Buku Allah dan Alam Semesta: Perspektif Tasawuf Falsafi karya KH Said Aqil Siroj. (Foto: NU Online/Fathoni)

Saat saya masih di Pesantren di Kediri, Jawa Timur, kitab-kitab tasawuf falsafi seperti kitab Futuhat al-Makkiyyah, sebuah karya magnum opus-nya Syekh Muhyiddin Ibn ‘Arabi dikunci rapat-rapat. Di lemari tersebut tertulis, “Kitab ini khusus untuk perumus”.


Maksudnya adalah kitab tersebut hanya diperbolehkan dibaca oleh para perumus Bahtsul Masail yang sudah tamat Aliyah. Artinya, kitab-kitab tersebut diperuntukkan bagi para ustaz. Para santri dilarang membuka apalagi membaca kitab tersebut.


Saya pribadi tidak tahu apa alasan yang mendasari pelarangan membaca kitab karya Ibn ‘Arabi. Bahkan hingga sekarang pun belum mendapatkan penjelasan resmi. Yang jelas, di atas dinding pintu masjid utama pondok, ada sebuah kalimat yang difigura ditempel di sana. Kira-kira bunyi tulisan tersebut demikian, “santri dilarang membaca atau mengaji kitab yang belum tingkatannya”.

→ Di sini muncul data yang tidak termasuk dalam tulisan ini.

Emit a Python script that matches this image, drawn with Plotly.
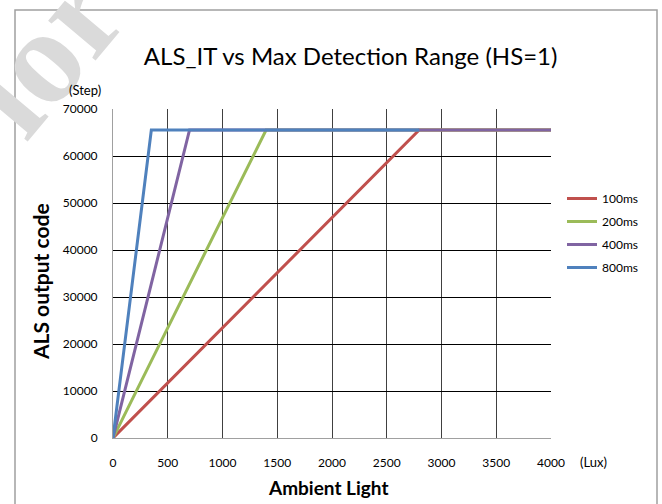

Entah terhubung dengan larangan yang konon di-dawuh-kan oleh Kiai Sepuh tersebut atau tidak, yang pasti kitab-kitab ber-genre tasawuf falsafi dan kitab-kitab di luar empat mazhab yang dikoleksi oleh perpustakaan pondok masuk dalam kategori kitab yang hanya diperuntukkan oleh para perumus.


Pengalaman ini penting saya sampaikan dalam resensi atau review atas buku berjudul Allah dan Alam Semesta: Perspektif Tasawuf Falsafi magnum opus Ketua Umum PBNU KH Said Aqil Siroj. Penjelasan dan pengalaman di atas juga terkait dengan buku yang merupakan hasil terjemah disertasi Kiai Said dengan judul asli Shillatul-Lah bil-Kawn fit-Tashawwuf al-Falsafi.


Mengapa Buku Tasawuf Falsafi Ini Penting?


Memang, telah banyak buku-buku tasawuf yang telah ditulis oleh para sarjana atau akademisi, baik dari kalangan Muslim Indonesia sendiri maupun dari kalangan akademisi Barat. Namun, sependek pengetahuan saya, belum ada buku tasawuf, terutama tasawuf falsafi, yang ditulis oleh seorang ulama yang juga akademisi sekaligus.


Penulis buku ini, Prof Dr KH Said Aqil Siroj, merupakan seorang kiai yang menakhodai organisasi masyarakat terbesar di Indonesia. Di sisi lain, buku berjudul Allah dan Alam Semesta: Perspektif Tasawuf Falsafi adalah terjemah (ekstraksi) dari karya akademik beliau.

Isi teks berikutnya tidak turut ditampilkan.